◆ WORK REQUIRED ◆
Print word for word the first line of the listing below and every line after it, through the line with "const xTitle = 'Zaman(yıl)';". Leave out the pictures and the rest.
------ INFORMATION SUPPLIED ------
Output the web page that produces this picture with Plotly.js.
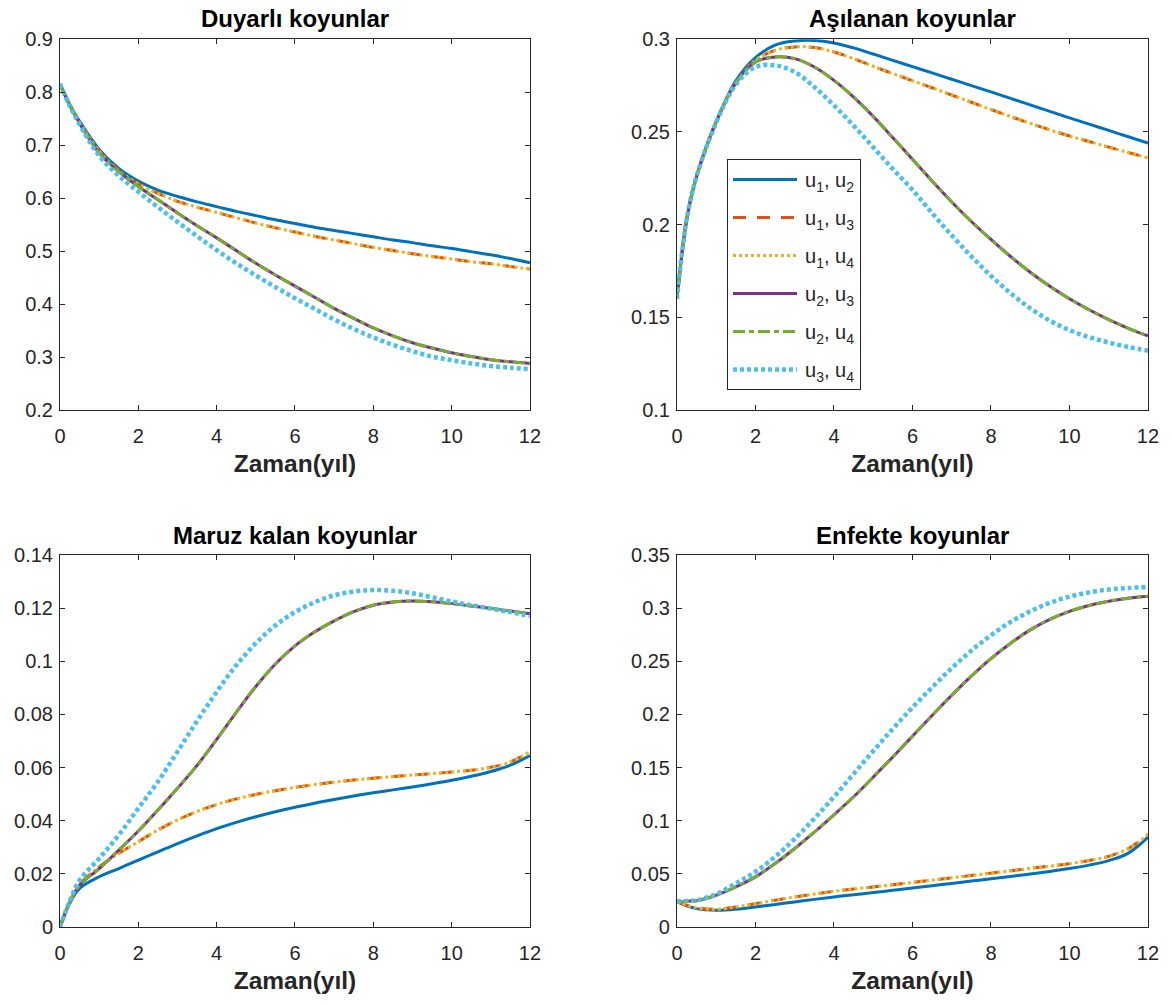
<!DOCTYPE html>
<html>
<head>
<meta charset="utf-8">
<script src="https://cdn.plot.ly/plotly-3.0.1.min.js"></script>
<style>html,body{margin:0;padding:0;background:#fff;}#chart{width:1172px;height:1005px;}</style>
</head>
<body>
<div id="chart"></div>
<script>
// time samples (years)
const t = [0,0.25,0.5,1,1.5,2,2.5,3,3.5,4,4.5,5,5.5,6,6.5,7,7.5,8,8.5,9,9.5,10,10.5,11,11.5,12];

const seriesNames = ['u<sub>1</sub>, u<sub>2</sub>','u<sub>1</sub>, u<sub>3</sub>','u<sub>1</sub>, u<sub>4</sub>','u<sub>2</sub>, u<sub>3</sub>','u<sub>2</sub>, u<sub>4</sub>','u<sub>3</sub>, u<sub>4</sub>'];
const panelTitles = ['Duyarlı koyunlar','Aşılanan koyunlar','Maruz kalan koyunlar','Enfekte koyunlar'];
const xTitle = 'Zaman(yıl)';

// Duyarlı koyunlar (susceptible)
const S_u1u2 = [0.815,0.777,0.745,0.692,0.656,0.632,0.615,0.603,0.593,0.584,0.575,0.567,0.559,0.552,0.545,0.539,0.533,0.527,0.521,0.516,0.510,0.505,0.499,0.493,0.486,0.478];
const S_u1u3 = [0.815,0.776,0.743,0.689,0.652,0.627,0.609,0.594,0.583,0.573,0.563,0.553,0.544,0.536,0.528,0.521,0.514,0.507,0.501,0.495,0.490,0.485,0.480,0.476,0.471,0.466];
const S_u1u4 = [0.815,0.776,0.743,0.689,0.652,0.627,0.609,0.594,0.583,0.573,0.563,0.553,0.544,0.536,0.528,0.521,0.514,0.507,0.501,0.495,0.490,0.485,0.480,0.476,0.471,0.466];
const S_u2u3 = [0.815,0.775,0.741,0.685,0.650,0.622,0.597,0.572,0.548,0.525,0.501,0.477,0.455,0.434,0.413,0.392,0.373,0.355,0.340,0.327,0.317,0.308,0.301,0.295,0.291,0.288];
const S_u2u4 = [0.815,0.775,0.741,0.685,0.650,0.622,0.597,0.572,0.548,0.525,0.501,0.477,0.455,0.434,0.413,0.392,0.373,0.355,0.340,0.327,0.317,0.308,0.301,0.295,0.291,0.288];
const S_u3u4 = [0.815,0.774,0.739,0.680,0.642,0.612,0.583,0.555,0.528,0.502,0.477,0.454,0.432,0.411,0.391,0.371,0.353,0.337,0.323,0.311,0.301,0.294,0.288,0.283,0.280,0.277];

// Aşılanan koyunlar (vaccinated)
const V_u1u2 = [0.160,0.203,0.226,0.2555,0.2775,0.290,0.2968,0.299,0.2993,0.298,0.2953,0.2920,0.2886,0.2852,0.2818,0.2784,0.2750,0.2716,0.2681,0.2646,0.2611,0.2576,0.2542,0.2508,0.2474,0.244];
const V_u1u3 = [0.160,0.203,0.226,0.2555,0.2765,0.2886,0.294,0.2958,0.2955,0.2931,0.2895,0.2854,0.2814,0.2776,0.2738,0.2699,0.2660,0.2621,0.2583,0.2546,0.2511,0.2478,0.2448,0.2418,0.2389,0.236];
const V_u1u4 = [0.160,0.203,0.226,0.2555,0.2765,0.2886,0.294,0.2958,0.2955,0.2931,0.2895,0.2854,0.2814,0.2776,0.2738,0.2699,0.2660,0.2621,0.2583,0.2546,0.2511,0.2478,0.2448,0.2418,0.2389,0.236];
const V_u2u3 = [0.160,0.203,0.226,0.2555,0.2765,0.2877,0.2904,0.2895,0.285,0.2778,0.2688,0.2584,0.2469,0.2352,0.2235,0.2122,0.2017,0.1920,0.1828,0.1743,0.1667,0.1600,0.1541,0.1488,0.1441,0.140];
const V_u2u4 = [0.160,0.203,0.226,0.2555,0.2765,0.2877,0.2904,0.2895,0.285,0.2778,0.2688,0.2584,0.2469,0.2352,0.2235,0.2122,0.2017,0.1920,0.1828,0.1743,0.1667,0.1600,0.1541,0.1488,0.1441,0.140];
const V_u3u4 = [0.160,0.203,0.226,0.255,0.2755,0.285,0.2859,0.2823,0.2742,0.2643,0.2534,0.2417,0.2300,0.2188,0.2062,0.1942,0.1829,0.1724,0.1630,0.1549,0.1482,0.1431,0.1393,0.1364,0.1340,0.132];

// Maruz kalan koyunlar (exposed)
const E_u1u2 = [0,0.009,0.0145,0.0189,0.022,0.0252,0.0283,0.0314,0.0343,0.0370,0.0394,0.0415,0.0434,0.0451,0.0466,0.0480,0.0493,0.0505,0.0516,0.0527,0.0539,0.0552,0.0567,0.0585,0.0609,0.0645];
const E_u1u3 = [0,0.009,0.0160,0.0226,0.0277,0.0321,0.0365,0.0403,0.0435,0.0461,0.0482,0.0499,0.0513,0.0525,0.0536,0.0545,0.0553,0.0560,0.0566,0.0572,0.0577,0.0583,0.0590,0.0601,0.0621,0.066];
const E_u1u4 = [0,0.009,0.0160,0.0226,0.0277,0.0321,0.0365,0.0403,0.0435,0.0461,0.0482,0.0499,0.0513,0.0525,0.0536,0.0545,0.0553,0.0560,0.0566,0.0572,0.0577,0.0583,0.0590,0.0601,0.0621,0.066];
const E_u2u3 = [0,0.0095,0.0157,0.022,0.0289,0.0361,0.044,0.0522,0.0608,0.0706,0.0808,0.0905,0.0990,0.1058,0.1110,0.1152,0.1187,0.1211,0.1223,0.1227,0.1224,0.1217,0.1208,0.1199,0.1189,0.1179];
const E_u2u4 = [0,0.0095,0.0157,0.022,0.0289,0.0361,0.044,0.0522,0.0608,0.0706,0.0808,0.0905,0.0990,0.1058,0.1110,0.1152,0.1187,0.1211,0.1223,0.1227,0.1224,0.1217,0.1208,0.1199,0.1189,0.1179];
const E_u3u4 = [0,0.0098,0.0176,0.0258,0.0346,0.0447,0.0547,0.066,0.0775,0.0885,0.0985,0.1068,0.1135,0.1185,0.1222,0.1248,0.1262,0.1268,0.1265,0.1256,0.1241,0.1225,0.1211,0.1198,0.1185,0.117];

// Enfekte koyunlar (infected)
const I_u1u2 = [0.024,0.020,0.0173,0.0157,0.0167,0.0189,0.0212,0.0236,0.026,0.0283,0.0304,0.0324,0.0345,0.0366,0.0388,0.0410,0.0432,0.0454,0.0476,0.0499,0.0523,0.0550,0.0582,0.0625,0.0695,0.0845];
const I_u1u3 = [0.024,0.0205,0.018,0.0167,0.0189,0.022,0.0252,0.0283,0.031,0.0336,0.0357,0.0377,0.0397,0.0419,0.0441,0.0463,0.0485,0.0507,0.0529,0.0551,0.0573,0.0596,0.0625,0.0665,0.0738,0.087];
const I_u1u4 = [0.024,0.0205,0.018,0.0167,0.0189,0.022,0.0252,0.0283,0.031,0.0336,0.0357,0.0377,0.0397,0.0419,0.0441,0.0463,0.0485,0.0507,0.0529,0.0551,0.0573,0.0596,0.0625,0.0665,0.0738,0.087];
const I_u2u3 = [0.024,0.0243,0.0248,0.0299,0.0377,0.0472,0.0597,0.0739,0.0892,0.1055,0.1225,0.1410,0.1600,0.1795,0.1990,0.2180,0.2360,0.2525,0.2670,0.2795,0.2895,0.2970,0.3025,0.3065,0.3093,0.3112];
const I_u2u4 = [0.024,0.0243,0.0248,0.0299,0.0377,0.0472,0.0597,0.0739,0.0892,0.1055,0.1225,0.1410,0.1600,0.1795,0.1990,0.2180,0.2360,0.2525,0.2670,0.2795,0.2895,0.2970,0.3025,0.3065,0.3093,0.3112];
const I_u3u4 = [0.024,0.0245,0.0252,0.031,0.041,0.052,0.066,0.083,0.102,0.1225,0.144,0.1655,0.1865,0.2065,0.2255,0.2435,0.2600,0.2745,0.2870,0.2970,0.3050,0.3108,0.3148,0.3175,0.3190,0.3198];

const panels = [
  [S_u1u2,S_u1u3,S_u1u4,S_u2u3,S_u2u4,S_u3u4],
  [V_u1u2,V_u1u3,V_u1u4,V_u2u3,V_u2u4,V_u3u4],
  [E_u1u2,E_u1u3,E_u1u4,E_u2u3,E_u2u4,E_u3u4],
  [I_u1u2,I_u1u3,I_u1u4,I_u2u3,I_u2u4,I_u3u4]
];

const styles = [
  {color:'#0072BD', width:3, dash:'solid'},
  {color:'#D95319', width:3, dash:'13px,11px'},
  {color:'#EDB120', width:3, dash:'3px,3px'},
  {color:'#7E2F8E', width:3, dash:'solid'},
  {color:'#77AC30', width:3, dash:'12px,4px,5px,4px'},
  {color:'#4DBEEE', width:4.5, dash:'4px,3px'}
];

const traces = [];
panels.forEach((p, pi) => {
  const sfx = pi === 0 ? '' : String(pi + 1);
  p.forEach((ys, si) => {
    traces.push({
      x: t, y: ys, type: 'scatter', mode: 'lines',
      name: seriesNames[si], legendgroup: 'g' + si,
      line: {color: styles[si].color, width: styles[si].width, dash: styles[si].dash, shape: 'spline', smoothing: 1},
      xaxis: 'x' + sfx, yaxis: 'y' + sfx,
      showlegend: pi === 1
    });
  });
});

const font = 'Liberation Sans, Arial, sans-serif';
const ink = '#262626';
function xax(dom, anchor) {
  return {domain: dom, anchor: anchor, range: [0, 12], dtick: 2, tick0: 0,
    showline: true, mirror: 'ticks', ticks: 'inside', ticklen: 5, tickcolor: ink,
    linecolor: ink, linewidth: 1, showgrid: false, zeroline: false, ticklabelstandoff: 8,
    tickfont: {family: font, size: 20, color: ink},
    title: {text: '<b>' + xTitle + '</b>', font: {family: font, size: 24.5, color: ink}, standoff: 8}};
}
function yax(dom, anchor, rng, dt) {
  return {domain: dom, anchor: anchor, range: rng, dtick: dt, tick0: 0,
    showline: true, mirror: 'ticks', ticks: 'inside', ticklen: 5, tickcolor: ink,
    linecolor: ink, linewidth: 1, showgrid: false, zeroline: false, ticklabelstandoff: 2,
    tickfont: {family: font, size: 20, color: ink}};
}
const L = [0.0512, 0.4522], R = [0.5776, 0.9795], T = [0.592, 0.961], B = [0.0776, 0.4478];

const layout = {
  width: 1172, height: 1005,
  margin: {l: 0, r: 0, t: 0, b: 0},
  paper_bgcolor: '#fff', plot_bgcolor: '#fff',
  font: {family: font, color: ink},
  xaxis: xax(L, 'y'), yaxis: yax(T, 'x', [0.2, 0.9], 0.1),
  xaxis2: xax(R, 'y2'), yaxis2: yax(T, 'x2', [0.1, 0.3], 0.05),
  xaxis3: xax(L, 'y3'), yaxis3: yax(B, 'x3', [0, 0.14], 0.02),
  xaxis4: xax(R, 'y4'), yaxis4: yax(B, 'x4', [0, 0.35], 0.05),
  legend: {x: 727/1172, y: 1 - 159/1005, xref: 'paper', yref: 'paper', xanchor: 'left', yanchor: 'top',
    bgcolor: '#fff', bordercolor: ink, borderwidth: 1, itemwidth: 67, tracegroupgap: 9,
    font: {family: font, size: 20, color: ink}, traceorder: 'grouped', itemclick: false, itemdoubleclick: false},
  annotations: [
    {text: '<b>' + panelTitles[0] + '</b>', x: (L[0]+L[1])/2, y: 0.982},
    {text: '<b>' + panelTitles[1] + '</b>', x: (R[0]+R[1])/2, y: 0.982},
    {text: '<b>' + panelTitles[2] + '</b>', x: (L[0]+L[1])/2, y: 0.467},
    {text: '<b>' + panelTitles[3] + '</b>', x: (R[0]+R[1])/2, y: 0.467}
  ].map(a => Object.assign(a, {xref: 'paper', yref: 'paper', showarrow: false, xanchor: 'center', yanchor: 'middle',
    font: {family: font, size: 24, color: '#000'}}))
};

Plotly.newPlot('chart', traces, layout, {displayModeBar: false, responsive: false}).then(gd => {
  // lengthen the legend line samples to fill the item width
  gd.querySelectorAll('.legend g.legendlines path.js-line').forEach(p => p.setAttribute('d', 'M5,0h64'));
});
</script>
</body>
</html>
------
◆ OUTPUT OF THE EXERCISE ◆
Output the web page that produces this picture with Plotly.js.
<!DOCTYPE html>
<html>
<head>
<meta charset="utf-8">
<script src="https://cdn.plot.ly/plotly-3.0.1.min.js"></script>
<style>html,body{margin:0;padding:0;background:#fff;}#chart{width:1172px;height:1005px;}</style>
</head>
<body>
<div id="chart"></div>
<script>
// time samples (years)
const t = [0,0.25,0.5,1,1.5,2,2.5,3,3.5,4,4.5,5,5.5,6,6.5,7,7.5,8,8.5,9,9.5,10,10.5,11,11.5,12];

const seriesNames = ['u<sub>1</sub>, u<sub>2</sub>','u<sub>1</sub>, u<sub>3</sub>','u<sub>1</sub>, u<sub>4</sub>','u<sub>2</sub>, u<sub>3</sub>','u<sub>2</sub>, u<sub>4</sub>','u<sub>3</sub>, u<sub>4</sub>'];
const panelTitles = ['Duyarlı koyunlar','Aşılanan koyunlar','Maruz kalan koyunlar','Enfekte koyunlar'];
const xTitle = 'Zaman(yıl)';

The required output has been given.